→ DATASET CONTENT
---
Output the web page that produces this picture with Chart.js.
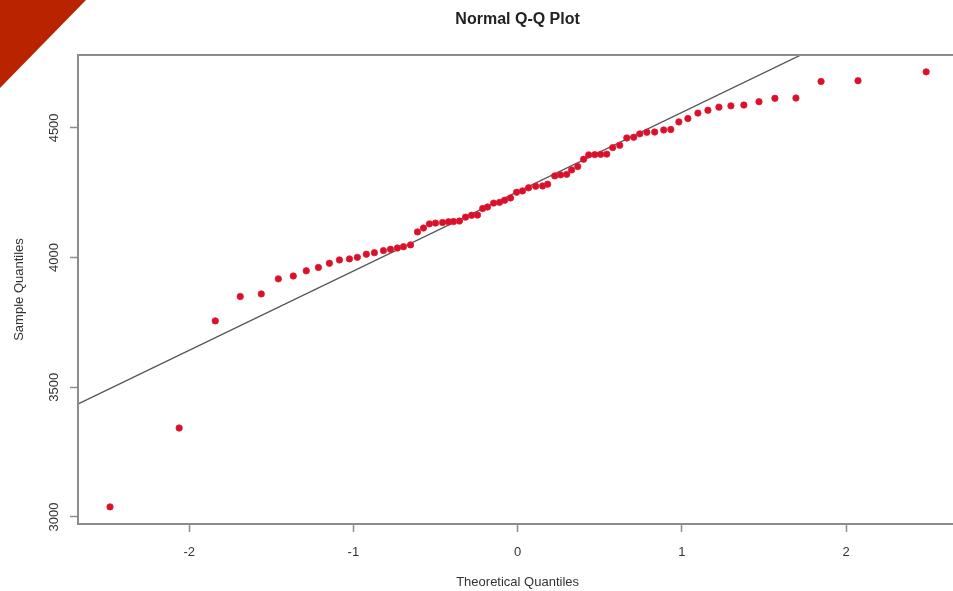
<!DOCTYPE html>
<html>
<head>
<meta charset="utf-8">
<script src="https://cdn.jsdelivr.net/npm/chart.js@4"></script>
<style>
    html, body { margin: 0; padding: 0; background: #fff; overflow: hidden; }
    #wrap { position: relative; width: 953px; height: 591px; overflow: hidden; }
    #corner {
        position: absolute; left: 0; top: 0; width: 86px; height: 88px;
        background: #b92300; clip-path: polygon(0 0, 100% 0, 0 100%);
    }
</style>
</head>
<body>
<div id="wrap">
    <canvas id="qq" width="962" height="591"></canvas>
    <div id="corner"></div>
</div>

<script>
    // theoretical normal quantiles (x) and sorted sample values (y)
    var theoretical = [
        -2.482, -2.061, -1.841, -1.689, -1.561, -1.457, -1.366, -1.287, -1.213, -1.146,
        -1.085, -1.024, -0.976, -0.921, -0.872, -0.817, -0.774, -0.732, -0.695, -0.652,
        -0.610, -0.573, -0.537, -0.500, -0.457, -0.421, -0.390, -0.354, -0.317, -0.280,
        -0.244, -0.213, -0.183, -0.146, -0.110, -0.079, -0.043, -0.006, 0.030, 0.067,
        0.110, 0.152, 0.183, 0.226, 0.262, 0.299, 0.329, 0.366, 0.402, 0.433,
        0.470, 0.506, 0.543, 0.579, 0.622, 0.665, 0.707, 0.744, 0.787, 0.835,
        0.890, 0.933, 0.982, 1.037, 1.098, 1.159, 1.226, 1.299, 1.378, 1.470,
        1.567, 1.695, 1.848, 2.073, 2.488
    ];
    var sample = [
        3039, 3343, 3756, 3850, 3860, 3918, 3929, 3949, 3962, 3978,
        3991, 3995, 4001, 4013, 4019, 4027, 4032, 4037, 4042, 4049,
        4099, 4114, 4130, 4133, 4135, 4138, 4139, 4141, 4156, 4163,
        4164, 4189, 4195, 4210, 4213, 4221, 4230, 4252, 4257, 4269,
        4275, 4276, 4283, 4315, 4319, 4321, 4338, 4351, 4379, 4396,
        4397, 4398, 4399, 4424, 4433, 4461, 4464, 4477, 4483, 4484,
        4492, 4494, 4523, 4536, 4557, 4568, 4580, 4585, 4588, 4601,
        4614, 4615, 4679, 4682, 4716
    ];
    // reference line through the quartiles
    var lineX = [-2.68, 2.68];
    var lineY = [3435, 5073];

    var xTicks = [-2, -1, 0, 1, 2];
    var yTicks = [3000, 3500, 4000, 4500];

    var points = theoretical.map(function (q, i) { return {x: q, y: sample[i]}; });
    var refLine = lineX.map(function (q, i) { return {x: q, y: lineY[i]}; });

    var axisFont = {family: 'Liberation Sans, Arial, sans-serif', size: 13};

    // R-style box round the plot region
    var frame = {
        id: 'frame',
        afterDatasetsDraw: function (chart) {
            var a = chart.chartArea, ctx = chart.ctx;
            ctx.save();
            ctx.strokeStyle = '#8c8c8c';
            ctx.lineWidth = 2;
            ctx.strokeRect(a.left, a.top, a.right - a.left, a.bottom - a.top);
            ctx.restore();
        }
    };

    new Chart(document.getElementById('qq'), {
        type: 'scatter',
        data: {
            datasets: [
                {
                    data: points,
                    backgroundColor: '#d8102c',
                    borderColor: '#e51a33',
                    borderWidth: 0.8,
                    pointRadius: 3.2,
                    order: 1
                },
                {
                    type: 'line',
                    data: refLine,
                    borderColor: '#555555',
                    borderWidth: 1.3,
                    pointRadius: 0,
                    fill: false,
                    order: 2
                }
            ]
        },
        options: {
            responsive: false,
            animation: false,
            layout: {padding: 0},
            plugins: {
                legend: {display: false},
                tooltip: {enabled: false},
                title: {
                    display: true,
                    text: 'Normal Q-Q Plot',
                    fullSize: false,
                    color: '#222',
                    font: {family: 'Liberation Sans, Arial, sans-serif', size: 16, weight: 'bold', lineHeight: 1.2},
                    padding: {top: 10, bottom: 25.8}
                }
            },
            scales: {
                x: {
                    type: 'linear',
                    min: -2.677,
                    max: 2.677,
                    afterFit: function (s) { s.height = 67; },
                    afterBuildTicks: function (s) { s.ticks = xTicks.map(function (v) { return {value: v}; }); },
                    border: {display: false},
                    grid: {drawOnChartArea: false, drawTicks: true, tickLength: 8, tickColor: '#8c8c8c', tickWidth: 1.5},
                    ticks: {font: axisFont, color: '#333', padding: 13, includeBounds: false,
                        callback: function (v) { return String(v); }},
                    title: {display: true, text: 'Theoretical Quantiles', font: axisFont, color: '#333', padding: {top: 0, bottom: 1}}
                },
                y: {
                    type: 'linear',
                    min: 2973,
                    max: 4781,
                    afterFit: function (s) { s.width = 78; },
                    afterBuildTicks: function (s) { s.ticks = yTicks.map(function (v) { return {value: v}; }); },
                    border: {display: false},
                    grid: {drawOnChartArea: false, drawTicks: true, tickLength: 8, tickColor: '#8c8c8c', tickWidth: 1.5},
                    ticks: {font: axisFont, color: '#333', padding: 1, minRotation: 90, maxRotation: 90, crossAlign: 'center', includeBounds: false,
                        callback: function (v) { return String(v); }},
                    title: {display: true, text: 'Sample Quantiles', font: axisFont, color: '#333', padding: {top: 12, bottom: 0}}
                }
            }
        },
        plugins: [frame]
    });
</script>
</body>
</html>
---
→ WORK INSTRUCTIONS
Leave out the pictures and give the listing above again exactly.

→ FINISHED ANSWER
Output the web page that produces this picture with Chart.js.
<!DOCTYPE html>
<html>
<head>
<meta charset="utf-8">
<script src="https://cdn.jsdelivr.net/npm/chart.js@4"></script>
<style>
    html, body { margin: 0; padding: 0; background: #fff; overflow: hidden; }
    #wrap { position: relative; width: 953px; height: 591px; overflow: hidden; }
    #corner {
        position: absolute; left: 0; top: 0; width: 86px; height: 88px;
        background: #b92300; clip-path: polygon(0 0, 100% 0, 0 100%);
    }
</style>
</head>
<body>
<div id="wrap">
    <canvas id="qq" width="962" height="591"></canvas>
    <div id="corner"></div>
</div>

<script>
    // theoretical normal quantiles (x) and sorted sample values (y)
    var theoretical = [
        -2.482, -2.061, -1.841, -1.689, -1.561, -1.457, -1.366, -1.287, -1.213, -1.146,
        -1.085, -1.024, -0.976, -0.921, -0.872, -0.817, -0.774, -0.732, -0.695, -0.652,
        -0.610, -0.573, -0.537, -0.500, -0.457, -0.421, -0.390, -0.354, -0.317, -0.280,
        -0.244, -0.213, -0.183, -0.146, -0.110, -0.079, -0.043, -0.006, 0.030, 0.067,
        0.110, 0.152, 0.183, 0.226, 0.262, 0.299, 0.329, 0.366, 0.402, 0.433,
        0.470, 0.506, 0.543, 0.579, 0.622, 0.665, 0.707, 0.744, 0.787, 0.835,
        0.890, 0.933, 0.982, 1.037, 1.098, 1.159, 1.226, 1.299, 1.378, 1.470,
        1.567, 1.695, 1.848, 2.073, 2.488
    ];
    var sample = [
        3039, 3343, 3756, 3850, 3860, 3918, 3929, 3949, 3962, 3978,
        3991, 3995, 4001, 4013, 4019, 4027, 4032, 4037, 4042, 4049,
        4099, 4114, 4130, 4133, 4135, 4138, 4139, 4141, 4156, 4163,
        4164, 4189, 4195, 4210, 4213, 4221, 4230, 4252, 4257, 4269,
        4275, 4276, 4283, 4315, 4319, 4321, 4338, 4351, 4379, 4396,
        4397, 4398, 4399, 4424, 4433, 4461, 4464, 4477, 4483, 4484,
        4492, 4494, 4523, 4536, 4557, 4568, 4580, 4585, 4588, 4601,
        4614, 4615, 4679, 4682, 4716
    ];
    // reference line through the quartiles
    var lineX = [-2.68, 2.68];
    var lineY = [3435, 5073];

    var xTicks = [-2, -1, 0, 1, 2];
    var yTicks = [3000, 3500, 4000, 4500];

    var points = theoretical.map(function (q, i) { return {x: q, y: sample[i]}; });
    var refLine = lineX.map(function (q, i) { return {x: q, y: lineY[i]}; });

    var axisFont = {family: 'Liberation Sans, Arial, sans-serif', size: 13};

    // R-style box round the plot region
    var frame = {
        id: 'frame',
        afterDatasetsDraw: function (chart) {
            var a = chart.chartArea, ctx = chart.ctx;
            ctx.save();
            ctx.strokeStyle = '#8c8c8c';
            ctx.lineWidth = 2;
            ctx.strokeRect(a.left, a.top, a.right - a.left, a.bottom - a.top);
            ctx.restore();
        }
    };

    new Chart(document.getElementById('qq'), {
        type: 'scatter',
        data: {
            datasets: [
                {
                    data: points,
                    backgroundColor: '#d8102c',
                    borderColor: '#e51a33',
                    borderWidth: 0.8,
                    pointRadius: 3.2,
                    order: 1
                },
                {
                    type: 'line',
                    data: refLine,
                    borderColor: '#555555',
                    borderWidth: 1.3,
                    pointRadius: 0,
                    fill: false,
                    order: 2
                }
            ]
        },
        options: {
            responsive: false,
            animation: false,
            layout: {padding: 0},
            plugins: {
                legend: {display: false},
                tooltip: {enabled: false},
                title: {
                    display: true,
                    text: 'Normal Q-Q Plot',
                    fullSize: false,
                    color: '#222',
                    font: {family: 'Liberation Sans, Arial, sans-serif', size: 16, weight: 'bold', lineHeight: 1.2},
                    padding: {top: 10, bottom: 25.8}
                }
            },
            scales: {
                x: {
                    type: 'linear',
                    min: -2.677,
                    max: 2.677,
                    afterFit: function (s) { s.height = 67; },
                    afterBuildTicks: function (s) { s.ticks = xTicks.map(function (v) { return {value: v}; }); },
                    border: {display: false},
                    grid: {drawOnChartArea: false, drawTicks: true, tickLength: 8, tickColor: '#8c8c8c', tickWidth: 1.5},
                    ticks: {font: axisFont, color: '#333', padding: 13, includeBounds: false,
                        callback: function (v) { return String(v); }},
                    title: {display: true, text: 'Theoretical Quantiles', font: axisFont, color: '#333', padding: {top: 0, bottom: 1}}
                },
                y: {
                    type: 'linear',
                    min: 2973,
                    max: 4781,
                    afterFit: function (s) { s.width = 78; },
                    afterBuildTicks: function (s) { s.ticks = yTicks.map(function (v) { return {value: v}; }); },
                    border: {display: false},
                    grid: {drawOnChartArea: false, drawTicks: true, tickLength: 8, tickColor: '#8c8c8c', tickWidth: 1.5},
                    ticks: {font: axisFont, color: '#333', padding: 1, minRotation: 90, maxRotation: 90, crossAlign: 'center', includeBounds: false,
                        callback: function (v) { return String(v); }},
                    title: {display: true, text: 'Sample Quantiles', font: axisFont, color: '#333', padding: {top: 12, bottom: 0}}
                }
            }
        },
        plugins: [frame]
    });
</script>
</body>
</html>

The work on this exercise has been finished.